<<<<

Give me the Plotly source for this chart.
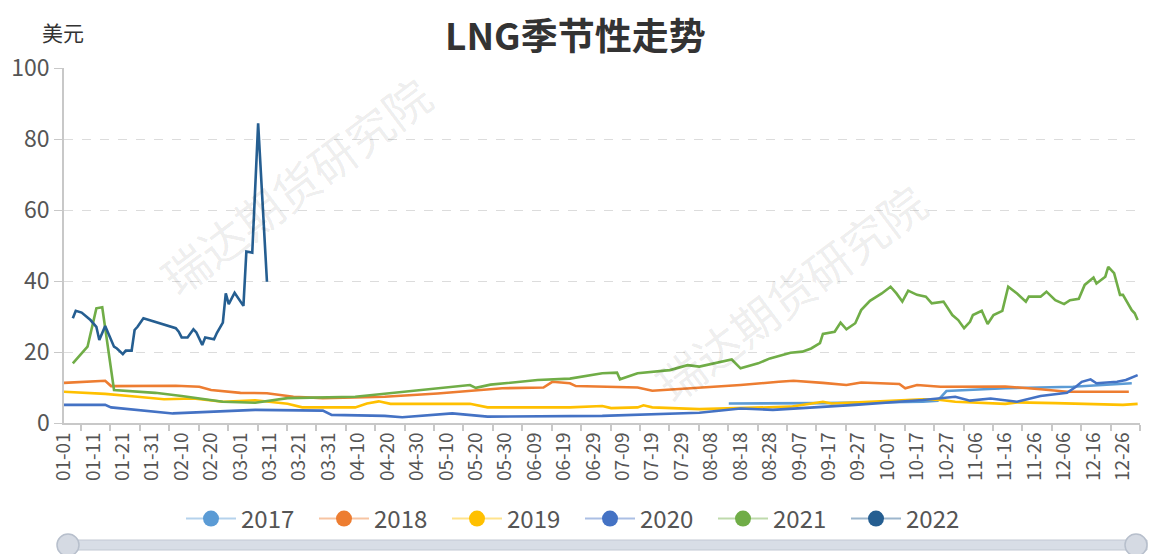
import datetime
import plotly.graph_objects as go

# ---------------- categories (MM-DD, leap-year calendar) ----------------
_start = datetime.date(2020, 1, 1)
days = [(_start + datetime.timedelta(d)).strftime("%m-%d") for d in range(366)]
tick_labels = days[::10]

years = ["2017", "2018", "2019", "2020", "2021", "2022"]
colors = ["#5B9BD5", "#ED7D31", "#FFC000", "#4472C4", "#70AD47", "#255E91"]

# ---------------- series values ----------------
d2017 = ["08-14", "09-15", "10-19", "10-24", "10-27", "11-16", "12-09", "12-29"]
v2017 = [5.5, 5.6, 6.0, 6.3, 9.0, 9.8, 10.2, 11.2]

d2018 = ["01-01", "01-15", "01-17", "02-08", "02-16", "02-20", "03-01", "03-10", "03-19",
         "03-29", "04-19", "05-07", "05-29", "06-12", "06-15", "06-21", "06-23", "07-14",
         "07-19", "07-25", "08-04", "08-18", "08-31", "09-05", "09-15", "09-23", "09-28",
         "10-11", "10-13", "10-17", "10-25", "10-30", "11-16", "11-28", "12-07", "12-28"]
v2018 = [11.3, 11.9, 10.4, 10.5, 10.2, 9.3, 8.5, 8.4, 7.4,
         7.0, 7.4, 8.3, 9.8, 10.0, 11.6, 11.2, 10.4, 10.0,
         9.1, 9.4, 10.0, 10.7, 11.6, 11.9, 11.3, 10.7, 11.4,
         11.0, 9.8, 10.7, 10.2, 10.2, 10.3, 9.5, 8.8, 8.8]

d2019 = ["01-01", "01-15", "01-26", "02-04", "02-14", "02-24", "03-06", "03-17", "03-22",
         "04-09", "04-13", "04-17", "04-21", "05-18", "05-24", "06-21", "07-02", "07-05",
         "07-14", "07-16", "07-19", "08-04", "09-04", "09-15", "09-18", "10-19", "10-25",
         "10-30", "11-16", "11-20", "12-03", "12-26", "12-31"]
v2019 = [8.8, 8.2, 7.4, 6.7, 6.9, 6.0, 6.4, 5.4, 4.4,
         4.4, 5.5, 6.1, 5.4, 5.4, 4.4, 4.4, 4.8, 4.2,
         4.4, 5.0, 4.4, 3.9, 4.6, 6.0, 5.5, 6.7, 6.5,
         6.0, 5.4, 5.8, 5.6, 5.1, 5.4]

d2020 = ["01-01", "01-15", "01-17", "02-07", "03-06", "03-29", "04-01", "04-19", "04-25",
         "05-12", "05-24", "07-02", "08-04", "08-18", "08-29", "09-26", "10-19", "10-26",
         "10-30", "11-04", "11-11", "11-20", "11-28", "12-07", "12-10", "12-12", "12-15",
         "12-17", "12-24", "12-27", "12-31"]
v2020 = [5.1, 5.1, 4.4, 2.7, 3.7, 3.5, 2.3, 2.0, 1.6,
         2.7, 1.8, 2.0, 2.9, 4.1, 3.7, 5.1, 6.5, 7.2,
         7.4, 6.3, 6.9, 6.0, 7.6, 8.5, 10.2, 11.6, 12.3,
         11.2, 11.6, 12.1, 13.5]

d2021 = ["01-04", "01-07", "01-09", "01-12", "01-14", "01-18", "02-01", "02-10", "02-24",
         "03-06", "03-17", "04-09", "04-15", "04-20", "05-18", "05-20", "05-25", "06-10",
         "06-21", "07-02", "07-07", "07-08", "07-14", "07-25", "07-31", "08-04", "08-15",
         "08-18", "08-24", "08-28", "09-04", "09-08", "09-11", "09-14", "09-15", "09-19",
         "09-21", "09-23", "09-26", "09-28", "10-01", "10-05", "10-08", "10-10", "10-12",
         "10-14", "10-17", "10-20", "10-22", "10-26", "10-29", "10-31", "11-02", "11-04",
         "11-05", "11-08", "11-10", "11-12", "11-15", "11-17", "11-20", "11-23", "11-24",
         "11-28", "11-30", "12-03", "12-06", "12-08", "12-11", "12-13", "12-16", "12-17",
         "12-20", "12-21", "12-23", "12-25", "12-26", "12-29", "12-30", "12-31"]
v2021 = [16.8, 19.6, 21.5, 32.3, 32.6, 9.3, 8.5, 7.6, 6.0,
         5.7, 7.0, 7.4, 7.9, 8.5, 10.7, 9.9, 10.8, 12.1,
         12.5, 14.0, 14.2, 12.3, 14.0, 14.9, 16.3, 15.9, 17.9,
         15.4, 16.8, 18.2, 19.8, 20.1, 21.0, 22.5, 25.1, 25.7,
         28.3, 26.4, 28.1, 31.8, 34.4, 36.5, 38.4, 36.5, 34.2,
         37.3, 36.1, 35.6, 33.7, 34.2, 30.4, 29.0, 26.7, 28.5,
         30.4, 31.6, 27.9, 30.4, 31.6, 38.4, 36.5, 34.2, 35.6,
         35.6, 37.0, 34.6, 33.5, 34.6, 35.0, 38.9, 41.0, 39.3,
         41.2, 44.0, 42.2, 36.1, 36.1, 31.8, 30.9, 29.0]

d2022 = ["01-04", "01-05", "01-07", "01-10", "01-12", "01-13", "01-15", "01-17", "01-18",
         "01-19", "01-21", "01-22", "01-24", "01-25", "01-26", "01-28", "02-01", "02-08",
         "02-09", "02-10", "02-12", "02-14", "02-15", "02-17", "02-18", "02-21", "02-22",
         "02-24", "02-25", "02-26", "02-28", "03-02", "03-03", "03-05", "03-07", "03-10"]
v2022 = [29.5, 31.6, 31.1, 29.0, 27.1, 23.4, 27.3, 23.4, 21.5,
         21.0, 19.4, 20.4, 20.4, 26.2, 27.1, 29.5, 28.5, 26.7,
         25.7, 24.1, 24.1, 26.4, 25.5, 22.0, 24.1, 23.6, 25.4,
         28.3, 36.5, 33.5, 36.7, 33.0, 48.3, 48.0, 84.4, 39.8]

series_dates = [d2017, d2018, d2019, d2020, d2021, d2022]
series_vals = [v2017, v2018, v2019, v2020, v2021, v2022]

y_ticks = [0, 20, 40, 60, 80, 100]

# ---------------- figure geometry (page has an 8px body margin) ----------------
OFF = 8
W, H = 1157 - OFF, 554 - OFF
PLOT_L, PLOT_R, PLOT_T, PLOT_B = 64, 1140, 68, 423      # page pixels
L, T = PLOT_L - OFF, PLOT_T - OFF
R, B = 1157 - PLOT_R, 554 - PLOT_B
PW, PH = PLOT_R - PLOT_L, PLOT_B - PLOT_T


def px_x(px):
    return (px - PLOT_L) / PW


def px_y(py):
    return (PLOT_B - py) / PH


idx = {d: i for i, d in enumerate(days)}
fig = go.Figure()

for name, col, ds, vs in zip(years, colors, series_dates, series_vals):
    fig.add_trace(go.Scatter(
        x=[idx[d] for d in ds], y=vs, mode="lines", name=name,
        line=dict(color=col, width=2.6), showlegend=False, hoverinfo="skip"))


def lighten(hexc, a=0.45):
    h = hexc.lstrip("#")
    r, g, b = int(h[0:2], 16), int(h[2:4], 16), int(h[4:6], 16)
    return f"rgba({r},{g},{b},{a})"


for name, col in zip(years, colors):
    fig.add_trace(go.Scatter(
        x=[None], y=[None], mode="lines+markers", name=name,
        line=dict(color=lighten(col), width=2),
        marker=dict(color=col, size=18, symbol="circle"), showlegend=True))

font_fam = "Noto Sans CJK SC, Noto Sans, sans-serif"

fig.update_layout(
    width=W, height=H,
    margin=dict(l=L, r=R, t=T, b=B, autoexpand=False),
    paper_bgcolor="white", plot_bgcolor="white",
    font=dict(family=font_fam, color="#555"),
    legend=dict(orientation="h", x=px_x(580), xanchor="center", y=px_y(519), yanchor="middle",
                font=dict(size=24, color="#555"), itemwidth=50, tracegroupgap=0,
                entrywidth=68, entrywidthmode="pixels",
                bgcolor="rgba(0,0,0,0)"),
    xaxis=dict(range=[0, 365.8], showgrid=False, zeroline=False,
               tickmode="array", tickvals=[idx[t] for t in tick_labels], ticktext=tick_labels,
               tickangle=-90, tickfont=dict(size=19, color="#555"), ticks="",
               showline=True, linecolor="#c8c8c8", linewidth=1.5,
               minor=dict(tickmode="array", tickvals=[5.8 + 10 * k for k in range(37)],
                          ticks="outside", ticklen=6, tickcolor="#c8c8c8", tickwidth=1.5,
                          showgrid=False)),
    yaxis=dict(range=[0, 100], tickvals=y_ticks, showgrid=True, gridcolor="#dcdcdc",
               griddash="dash", gridwidth=1, zeroline=False, showline=True,
               linecolor="#c8c8c8", linewidth=1.5, ticks="outside", ticklen=8,
               tickcolor="#c8c8c8", tickfont=dict(size=23, color="#555")),
)

# chart title
fig.add_annotation(text="<b>LNG季节性走势</b>", xref="paper", yref="paper",
                   x=px_x(575), y=px_y(34), showarrow=False, xanchor="center", yanchor="middle",
                   font=dict(size=37, color="#333", family=font_fam))

# axis name
fig.add_annotation(text="美元", xref="paper", yref="paper", x=px_x(63), y=px_y(32),
                   showarrow=False, font=dict(size=21, color="#333", family=font_fam),
                   xanchor="center", yanchor="middle")

# watermarks
for cx, cy in [(295, 185), (790, 292)]:
    fig.add_annotation(text="瑞达期货研究院", xref="paper", yref="paper",
                       x=px_x(cx), y=px_y(cy), showarrow=False, textangle=-37,
                       xanchor="center", yanchor="middle",
                       font=dict(size=46, color="rgba(0,0,0,0.085)", family=font_fam))

# data-zoom slider bar
fig.add_shape(type="rect", xref="paper", yref="paper",
              x0=px_x(60), x1=px_x(1147), y0=px_y(550), y1=px_y(540),
              fillcolor="#d8dde6", line=dict(color="#c2c8d3", width=1), layer="above")
for hx in (68, 1136):
    fig.add_shape(type="circle", xref="paper", yref="paper",
                  x0=px_x(hx - 11), x1=px_x(hx + 11), y0=px_y(556), y1=px_y(534),
                  fillcolor="#d5dae3", line=dict(color="#b7bfcc", width=1.5), layer="above")

fig.write_html("out.html")
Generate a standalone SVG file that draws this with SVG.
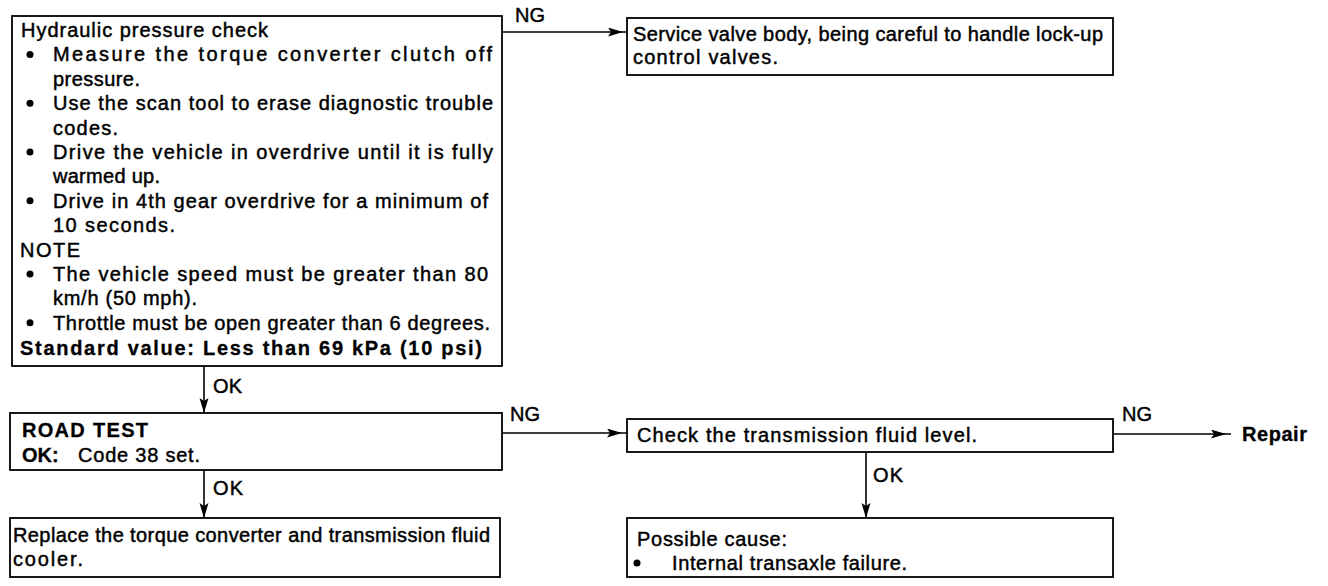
<svg xmlns="http://www.w3.org/2000/svg" width="1328" height="586" viewBox="0 0 1328 586">
<defs>
<style>
.box{fill:#fff;stroke:#000;stroke-width:1.8}
.t{font-family:"Liberation Sans",Arial,Helvetica,sans-serif;font-size:20px;fill:#000;stroke:#000;stroke-width:0.45}
.b{font-weight:bold;stroke-width:0.3}
.lbl{font-family:"Liberation Sans",Arial,Helvetica,sans-serif;font-size:20px;fill:#000;stroke:#000;stroke-width:0.45}
.con{fill:none;stroke:#000;stroke-width:1.6}
.dot{fill:#000}
</style>
<marker id="ah" markerUnits="userSpaceOnUse" markerWidth="22" markerHeight="12" refX="15" refY="4.5" orient="auto">
<path d="M0,0 L15,4.5 L0,9 L3,4.5 Z" fill="#000"/>
</marker>
<marker id="aht" markerUnits="userSpaceOnUse" markerWidth="24" markerHeight="12" refX="20" refY="4.5" orient="auto">
<path d="M0,0 L15,4.5 L0,9 L3,4.5 Z" fill="#000"/>
</marker>
</defs>
<rect width="1328" height="586" fill="#fff"/>

<g id="connectors">
<line class="con" x1="502" y1="32" x2="628" y2="32" marker-end="url(#aht)"/>
<text class="lbl" x="515" y="22" textLength="30">NG</text>
<line class="con" x1="204" y1="366" x2="204" y2="413" marker-end="url(#ah)"/>
<text class="lbl" x="213" y="393" textLength="29">OK</text>
<line class="con" x1="502" y1="433" x2="627" y2="433" marker-end="url(#aht)"/>
<text class="lbl" x="510" y="421" textLength="30">NG</text>
<line class="con" x1="204" y1="470" x2="204" y2="518" marker-end="url(#ah)"/>
<text class="lbl" x="213" y="495" textLength="30">OK</text>
<line class="con" x1="866" y1="452" x2="866" y2="518" marker-end="url(#ah)"/>
<text class="lbl" x="873" y="482" textLength="30">OK</text>
<line class="con" x1="1113" y1="434" x2="1231" y2="434" marker-end="url(#aht)"/>
<text class="lbl" x="1122" y="421" textLength="30">NG</text>
</g>

<g id="node-hydraulic">
<rect class="box" x="12" y="16" width="490" height="350"/>
<text class="t" x="21" y="37" textLength="247">Hydraulic pressure check</text>
<circle class="dot" cx="30" cy="54.4" r="3.5"/>
<text class="t" x="53" y="61.4" textLength="439">Measure the torque converter clutch off</text>
<text class="t" x="53" y="85.8" textLength="87">pressure.</text>
<circle class="dot" cx="30" cy="103.2" r="3.5"/>
<text class="t" x="53" y="110.2" textLength="440">Use the scan tool to erase diagnostic trouble</text>
<text class="t" x="53" y="134.6" textLength="65">codes.</text>
<circle class="dot" cx="30" cy="152" r="3.5"/>
<text class="t" x="53" y="159" textLength="440">Drive the vehicle in overdrive until it is fully</text>
<text class="t" x="53" y="183.4" textLength="107">warmed up.</text>
<circle class="dot" cx="30" cy="200.8" r="3.5"/>
<text class="t" x="53" y="207.8" textLength="435">Drive in 4th gear overdrive for a minimum of</text>
<text class="t" x="53" y="232.2" textLength="122">10 seconds.</text>
<text class="t" x="20" y="256.6" textLength="60">NOTE</text>
<circle class="dot" cx="30" cy="274" r="3.5"/>
<text class="t" x="53" y="281" textLength="435">The vehicle speed must be greater than 80</text>
<text class="t" x="53" y="305.4" textLength="144">km/h (50 mph).</text>
<circle class="dot" cx="30" cy="322.8" r="3.5"/>
<text class="t" x="53" y="329.8" textLength="437">Throttle must be open greater than 6 degrees.</text>
<text class="t b" x="20" y="355" textLength="462">Standard value: Less than 69 kPa (10 psi)</text>
</g>

<g id="node-service">
<rect class="box" x="627" y="18" width="486" height="57"/>
<text class="t" x="633" y="41" textLength="470">Service valve body, being careful to handle lock-up</text>
<text class="t" x="633" y="64" textLength="145">control valves.</text>
</g>

<g id="node-roadtest">
<rect class="box" x="10" y="413" width="492" height="57"/>
<text class="t b" x="22" y="437" textLength="126">ROAD TEST</text>
<text class="t" x="22" y="462"><tspan class="b">OK:</tspan><tspan x="78" textLength="122">Code 38 set.</tspan></text>
</g>

<g id="node-replace">
<rect class="box" x="10" y="518" width="490" height="59"/>
<text class="t" x="13" y="542" textLength="477">Replace the torque converter and transmission fluid</text>
<text class="t" x="13" y="566" textLength="70">cooler.</text>
</g>

<g id="node-check">
<rect class="box" x="627" y="419" width="486" height="33"/>
<text class="t" x="637" y="442" textLength="340">Check the transmission fluid level.</text>
</g>

<g id="node-cause">
<rect class="box" x="627" y="518" width="486" height="59"/>
<text class="t" x="637" y="546" textLength="150">Possible cause:</text>
<circle class="dot" cx="637" cy="563" r="3.5"/>
<text class="t" x="672" y="570" textLength="235">Internal transaxle failure.</text>
</g>

<g id="node-repair">
<text class="t b" x="1242" y="441" textLength="65">Repair</text>
</g>
</svg>
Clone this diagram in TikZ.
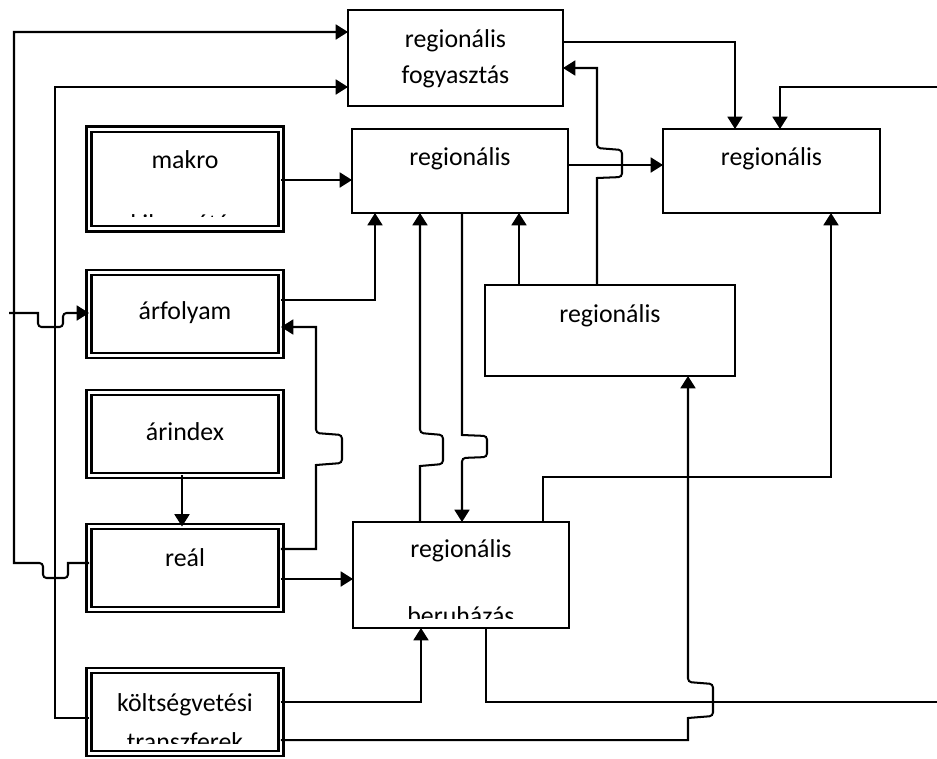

>>>>

> AIM OF THE EXERCISE
Write out the lines from the start of the material to the line with "v2017 = [5.5, 5.6, 6.0, 6.3, 9.0, 9.8, 10.2, 11.2]", inclusive and exactly. Skip the pictures.

> TASK RESPONSE
Give me the Plotly source for this chart.
import datetime
import plotly.graph_objects as go

# ---------------- categories (MM-DD, leap-year calendar) ----------------
_start = datetime.date(2020, 1, 1)
days = [(_start + datetime.timedelta(d)).strftime("%m-%d") for d in range(366)]
tick_labels = days[::10]

years = ["2017", "2018", "2019", "2020", "2021", "2022"]
colors = ["#5B9BD5", "#ED7D31", "#FFC000", "#4472C4", "#70AD47", "#255E91"]

# ---------------- series values ----------------
d2017 = ["08-14", "09-15", "10-19", "10-24", "10-27", "11-16", "12-09", "12-29"]
v2017 = [5.5, 5.6, 6.0, 6.3, 9.0, 9.8, 10.2, 11.2]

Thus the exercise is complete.